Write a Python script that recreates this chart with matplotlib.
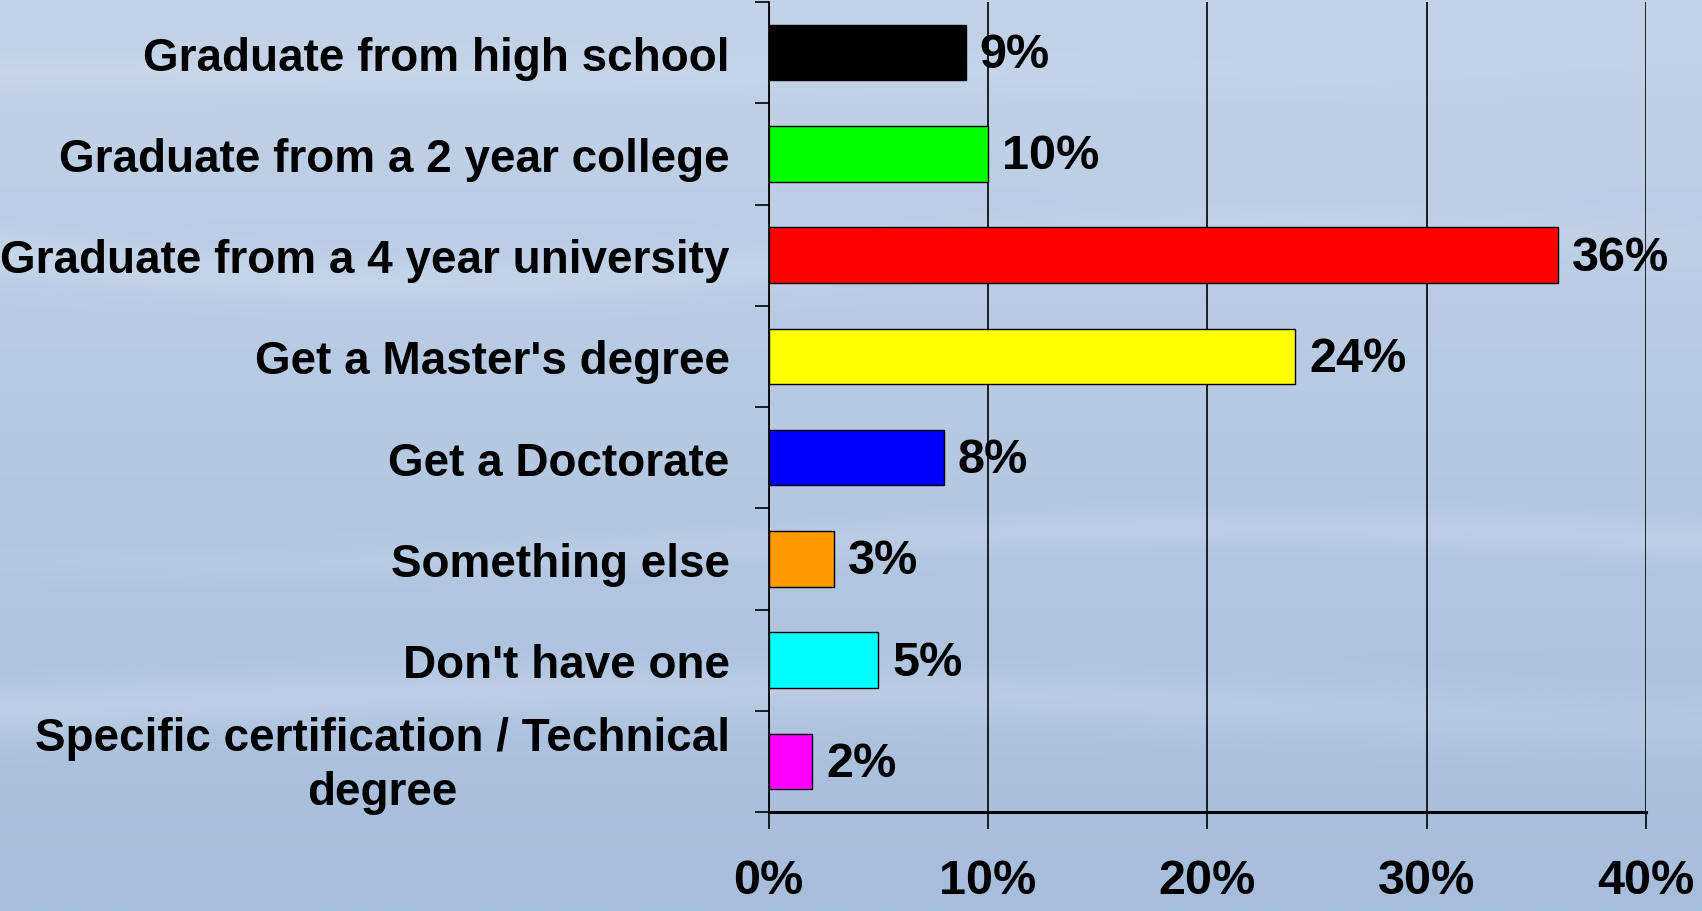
import numpy as np
import matplotlib
matplotlib.use("Agg")
import matplotlib.pyplot as plt
from matplotlib.colors import to_rgb
from matplotlib.transforms import ScaledTranslation

categories = [
    "Graduate from high school",
    "Graduate from a 2 year college",
    "Graduate from a 4 year university",
    "Get a Master's degree",
    "Get a Doctorate",
    "Something else",
    "Don't have one",
    "Specific certification / Technical\ndegree",
]
values = [9, 10, 36, 24, 8, 3, 5, 2]
bar_colors = ["#000000", "#00ff00", "#ff0000", "#ffff00",
              "#0000ff", "#ff9900", "#00ffff", "#ff00ff"]
xticks = [0, 10, 20, 30, 40]
xtick_labels = ["0%", "10%", "20%", "30%", "40%"]

plt.rcParams['font.family'] = ['Liberation Sans', 'DejaVu Sans']
plt.rcParams['font.weight'] = 'bold'

W, H = 1702, 912
fig = plt.figure(figsize=(W / 100, H / 100), dpi=100)

# sky-like background: vertical gradient with soft horizontal light streaks
yy, xx = np.mgrid[0:1:400j, 0:1:600j]
top = np.array(to_rgb("#c3d3e8"))
bot = np.array(to_rgb("#a6bedc"))
img = top[None, None, :] * (1 - yy[..., None]) + bot[None, None, :] * yy[..., None]
light = np.array(to_rgb("#dbe5f1"))
streaks = (0.35 * np.exp(-((yy - 0.28 - 0.03 * np.sin(6 * xx)) / 0.025) ** 2) * (1 - 0.6 * xx)
           + 0.30 * np.exp(-((yy - 0.60 - 0.02 * np.sin(5 * xx + 1)) / 0.02) ** 2) * (0.3 + 0.7 * xx)
           + 0.35 * np.exp(-((yy - 0.78 + 0.02 * np.sin(4 * xx)) / 0.03) ** 2) * (1 - 0.5 * xx)
           + 0.25 * np.exp(-((yy - 0.08) / 0.02) ** 2) * (0.5 + 0.5 * np.cos(3 * xx)))
streaks = np.clip(streaks, 0, 1)[..., None]
img = img * (1 - streaks) + light[None, None, :] * streaks
bg = fig.add_axes([0, 0, 1, 1], zorder=0)
bg.imshow(img, aspect='auto', extent=[0, 1, 0, 1], interpolation='bilinear')
bg.axis('off')

x0, x1 = 768.5, 1646
ax = fig.add_axes([x0 / W, 99 / H, (x1 - x0) / W, 810 / H], zorder=1)
ax.patch.set_alpha(0)

ypos = np.arange(len(categories))
ax.barh(ypos, values, height=0.55, color=bar_colors, edgecolor='black',
        linewidth=1.0, zorder=3)

for y, v in zip(ypos, values):
    ax.annotate(f"{v}%", xy=(v, y), xytext=(10, -10.5), textcoords='offset points',
                ha='left', va='baseline', fontsize=35, fontweight='bold', zorder=4,
                annotation_clip=False)

ax.set_xlim(0, 40)
ax.set_ylim(len(categories) - 0.5, -0.5)

ax.set_xticks(xticks)
ax.set_xticklabels(xtick_labels, fontsize=35, fontweight='bold')
ax.tick_params(axis='x', length=12, width=1.2, direction='out', pad=21, color='black')

ax.set_yticks(ypos)
ax.set_yticklabels(categories, fontsize=33, fontweight='bold', multialignment='center',
                   linespacing=1.3)
ax.tick_params(axis='y', which='major', length=0, pad=28)
ax.set_yticks(np.arange(-0.5, len(categories), 1), minor=True)
ax.tick_params(axis='y', which='minor', length=10, width=1.2, direction='out', color='black')

# nudge the two-line label up a little
last = ax.get_yticklabels()[-1]
last.set_transform(last.get_transform() + ScaledTranslation(0, 4.5 / 72, fig.dpi_scale_trans))

ax.xaxis.grid(True, color='black', linewidth=1.2, zorder=1)
ax.set_axisbelow(True)
for s in ['top', 'right']:
    ax.spines[s].set_visible(False)
ax.spines['left'].set_linewidth(1.3)
ax.spines['bottom'].set_linewidth(2.2)

fig.savefig("out.png", dpi=100)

------

Report all lines of the material that contain the word "matplotlib".

Write a Python script that recreates this chart with matplotlib.
import matplotlib
matplotlib.use("Agg")
import matplotlib.pyplot as plt
from matplotlib.colors import to_rgb
from matplotlib.transforms import ScaledTranslation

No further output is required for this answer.